Because each physical link can carry traffic between the two switches, the total available bandwidth between the switches may be greater than a single interswitch link can provide.
Note
Many switches, by default, use an algorithm based on the destination IP address or media access control (MAC) address of a specific packet of data to decide which physical port will carry it. That is, traffic between two systems over an interswitch link always uses the same physical link. Depending on which adapters are active, this might not result in increased bandwidth. Some switches allow the choice of a round-robin algorithm that distributes traffic evenly, regardless of destination. If the switches used for the LAN interconnect support such an algorithm, using it may result in more efficient use of the interswitch links. The lack of support for such an algorithm does not impact the fault tolerance of the aggregated link; it only reduces the potential performance benefit.
Some switches support link resiliency. If link aggregation is not supported, link resiliency is the next best option. Resilient links are specifically designed to support link failover. Typically, two links are involved: a main link and a standby link. Only the main link carries traffic between the two switches. When a failure is detected with the main link, the switches immediately start using the standby link. If the main link comes back on line, the switches may either start using the main link again, or they may continue using the standby link.
Like link aggregation, link resiliency supports a quick failover in
the event of link failure.
However, unlink link aggregation, only one
link is in use at a time, so there is no increase in available
bandwidth.
B.3 Spanning Tree Protocol (STP)
If neither of the previous two options are supported, you can use parallel links between the switches if both switches support the Spanning Tree Protocol standard (IEEE 802.1d). This industry-wide standard is designed to detect and remove packet loops in a network. When STP is enabled between the switches, only one interswitch link is used. If that link fails, the switches reconfigure themselves and use the other interswitch link, similar to resilient links.
When using STP in a LAN interconnect, the switch must adhere to the following requirements:
The switch must allow STP to be disabled on a port-by-port basis. Some manufacturers who allow STP to be enabled or disabled only for the entire switch provide a mechanism (such as fast forwarding) to bypass the protocol on selected ports.
STP route-learning time must be configurable to be shorter than the cluster NetRAIN link failover time (10 seconds).
When configuring a switch capable of STP in a LAN interconnect, comply with the following rules:
Configure STP only on the ports that are used for the interswitch links. When some network cards are involved in a NetRAIN failover, they can trigger spanning tree reconfiguration if STP is enabled on their ports. The switches will drop packets during the spanning tree reconfiguration, which can result in a loss of connectivity for the node involved in the NetRAIN failover, even after the switches have finished the reconfiguration process. Consequently, spanning tree routing must be turned off on the ports of the switch that are connected to cluster members, and enabled only on those ports that are cross-cabled between the switches.

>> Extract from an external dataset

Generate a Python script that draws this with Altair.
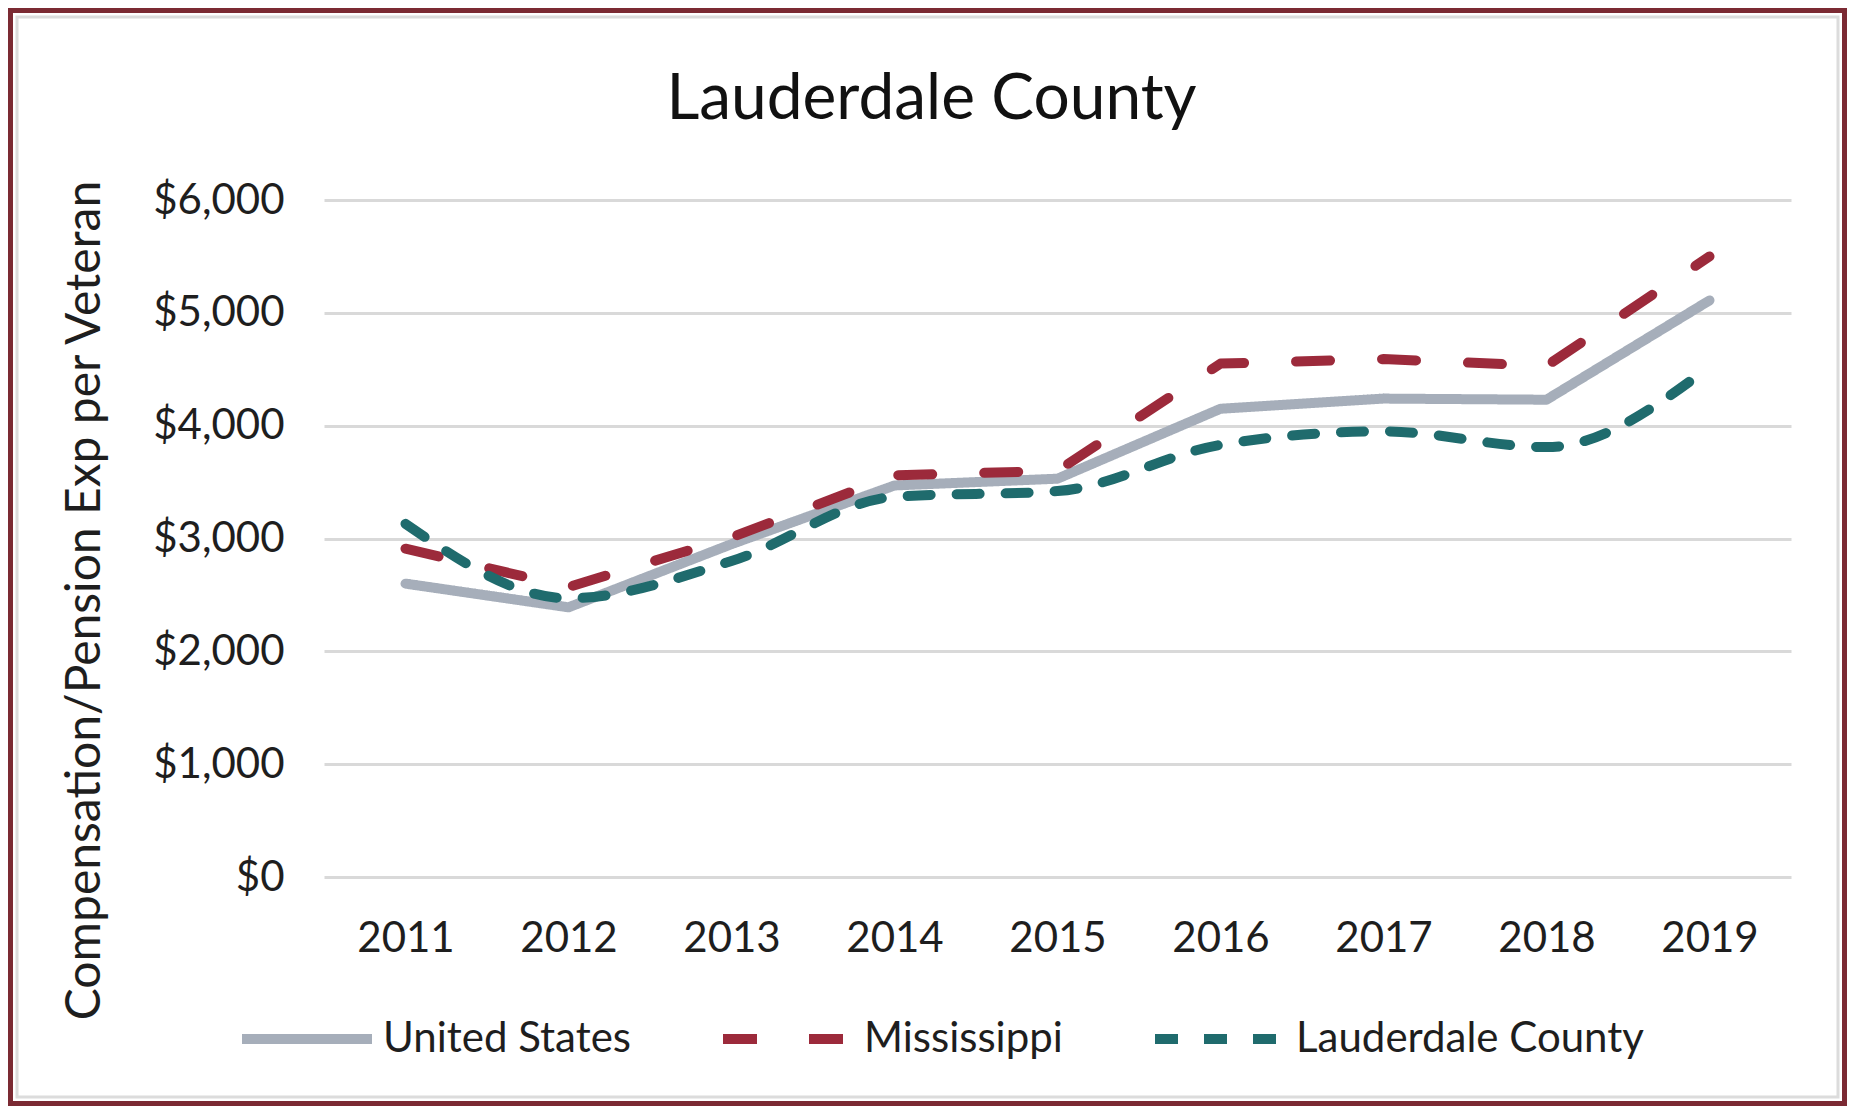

Spanning tree routing has no use on ports connected to end nodes, and can cause problems. However, not all switches support selectively enabling and disabling spanning tree routing per port. In those cases, use link aggregation or link resiliency to implement parallel links (these are preferable to STP anyway), or do not use parallel interswitch links at all.
Adjust the STP settings on the switches to minimize the amount of time they spend during the reconfiguration process, because the switches will drop packets while they are in the reconfiguration process. Most switches allow three basic settings to be changed: hello time, forward delay, and maximum age. Set all three settings to their minimum values, which are normally 1 second for hello time, 4 seconds for forward delay, and 6 seconds for maximum age. These adjustments can help the switch recover more quickly in the event of the failure of an interswitch link.